■ **DATA LINES**
------------

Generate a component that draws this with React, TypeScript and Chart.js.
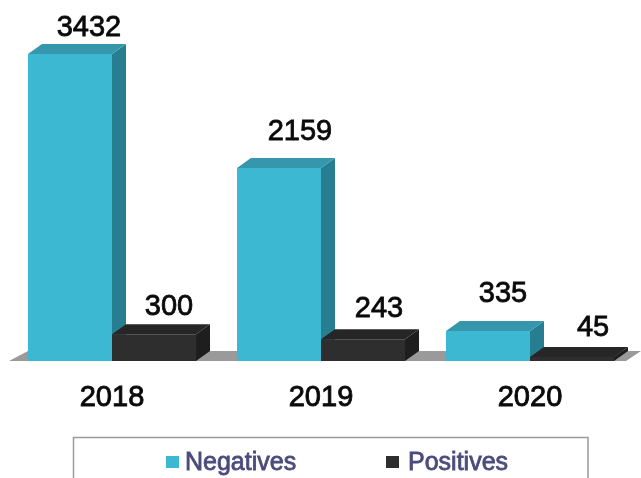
import React, { useEffect, useRef } from "react";
import { Chart, registerables } from "chart.js";

Chart.register(...registerables);

const categories = ["2018", "2019", "2020"];
const seriesNames = ["Negatives", "Positives"];
const negatives = [3432, 2159, 335];
const positives = [300, 243, 45];

const FONT = '"Liberation Sans", Arial, sans-serif';
const faces = [
  { front: "#3db8d3", top: "#3596ac", side: "#287e91" },
  { front: "#2e2e2e", top: "#262626", side: "#1e1e1e" },
];
const DX = 14;
const DY = 10;
// label nudges relative to the top centre of each bar [series][category]
const labelDx = [
  [19, 21, 15],
  [15, 16, 21],
];
const labelDy = [
  [-26, -36, -37],
  [-27, -30, -29],
];

const poly = (ctx: CanvasRenderingContext2D, pts: number[][], fill: string) => {
  ctx.beginPath();
  pts.forEach(([x, y], i) => (i ? ctx.lineTo(x, y) : ctx.moveTo(x, y)));
  ctx.closePath();
  ctx.fillStyle = fill;
  ctx.fill();
};

const depthPlugin = {
  id: "depth",
  beforeDatasetsDraw(chart: any) {
    const { ctx, scales } = chart;
    const base = scales.y.getPixelForValue(0);
    const l = 9;
    const r = 626;
    poly(ctx, [[l, base], [r, base], [r + 15, base - DY], [l + 19, base - DY]], "#9a9a9a");
    ctx.save();
    chart.data.datasets.forEach((_: any, di: number) => {
      chart.getDatasetMeta(di).data.forEach((b: any) => {
        const x0 = b.x - b.width / 2;
        const x1 = b.x + b.width / 2;
        const c = faces[di];
        poly(ctx, [[x1, b.y], [x1 + DX, b.y - DY], [x1 + DX, base - DY], [x1, base]], c.side);
        poly(ctx, [[x0, b.y], [x0 + DX, b.y - DY], [x1 + DX, b.y - DY], [x1, b.y]], c.top);
      });
    });
    ctx.restore();
  },
  afterDatasetsDraw(chart: any) {
    const { ctx } = chart;
    ctx.save();
    ctx.font = `29px ${FONT}`;
    ctx.textAlign = "center";
    ctx.textBaseline = "middle";
    ctx.fillStyle = "#0a0a0a";
    ctx.strokeStyle = "#0a0a0a";
    ctx.lineWidth = 0.8;
    chart.data.datasets.forEach((ds: any, di: number) => {
      chart.getDatasetMeta(di).data.forEach((b: any, i: number) => {
        const x = b.x + labelDx[di][i];
        const y = b.y + labelDy[di][i];
        ctx.fillText(String(ds.data[i]), x, y);
        ctx.strokeText(String(ds.data[i]), x, y);
      });
    });
    ctx.restore();
  },
  afterDraw(chart: any) {
    const { ctx } = chart;
    ctx.save();
    ctx.strokeStyle = "#9b9b9b";
    ctx.lineWidth = 1.5;
    ctx.beginPath();
    ctx.moveTo(73.5, 478);
    ctx.lineTo(73.5, 437.5);
    ctx.lineTo(588, 437.5);
    ctx.lineTo(588, 478);
    ctx.stroke();
    const swatchX = [166, 386];
    const textX = [185, 408];
    ctx.font = `25px ${FONT}`;
    ctx.textBaseline = "middle";
    ctx.textAlign = "left";
    chart.data.datasets.forEach((ds: any, i: number) => {
      ctx.fillStyle = faces[i].front;
      ctx.fillRect(swatchX[i], 456, 13, 12);
      ctx.fillStyle = "#4c4c7c";
      ctx.strokeStyle = "#4c4c7c";
      ctx.lineWidth = 0.8;
      ctx.fillText(ds.label, textX[i], 463);
      ctx.strokeText(ds.label, textX[i], 463);
    });
    ctx.restore();
  },
};

export default function App() {
  const ref = useRef<HTMLCanvasElement>(null);
  useEffect(() => {
    const chart = new Chart(ref.current!, {
      type: "bar",
      data: {
        labels: categories,
        datasets: [
          { label: seriesNames[0], data: negatives, backgroundColor: faces[0].front, borderWidth: 0 },
          { label: seriesNames[1], data: positives, backgroundColor: faces[1].front, borderWidth: 0 },
        ],
      },
      options: {
        animation: false,
        responsive: false,
        layout: { padding: { left: 7.5, right: 6.5, top: 0, bottom: 0 } },
        datasets: { bar: { barPercentage: 1, categoryPercentage: 0.804 } },
        plugins: {
          legend: { display: false },
          tooltip: { enabled: false },
          title: { display: false },
        },
        scales: {
          x: {
            grid: { display: false },
            border: { display: false },
            afterFit: (s: any) => {
              s.height = 117;
            },
            ticks: {
              color: "#0a0a0a",
              padding: 12,
              textStrokeColor: "#0a0a0a",
              textStrokeWidth: 0.9,
              font: { family: FONT, size: 29 },
            },
          },
          y: { display: false, min: 0, max: 4036 },
        },
      },
      plugins: [depthPlugin],
    } as any);
    return () => chart.destroy();
  }, []);
  return (
    <div style={{ position: "fixed", left: 0, top: 0, width: 641, height: 478, background: "#fff" }}>
      <canvas ref={ref} width={641} height={478} style={{ display: "block" }} />
    </div>
  );
}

------------

■ **PROBLEM TO SOLVE**
Repeat only the lines from the beginning of the material through the line containing "const positives = [300, 243, 45];", both ends kept, leaving pictures out.

■ **FINISHED EXERCISE**
Generate a component that draws this with React, TypeScript and Chart.js.
import React, { useEffect, useRef } from "react";
import { Chart, registerables } from "chart.js";

Chart.register(...registerables);

const categories = ["2018", "2019", "2020"];
const seriesNames = ["Negatives", "Positives"];
const negatives = [3432, 2159, 335];
const positives = [300, 243, 45];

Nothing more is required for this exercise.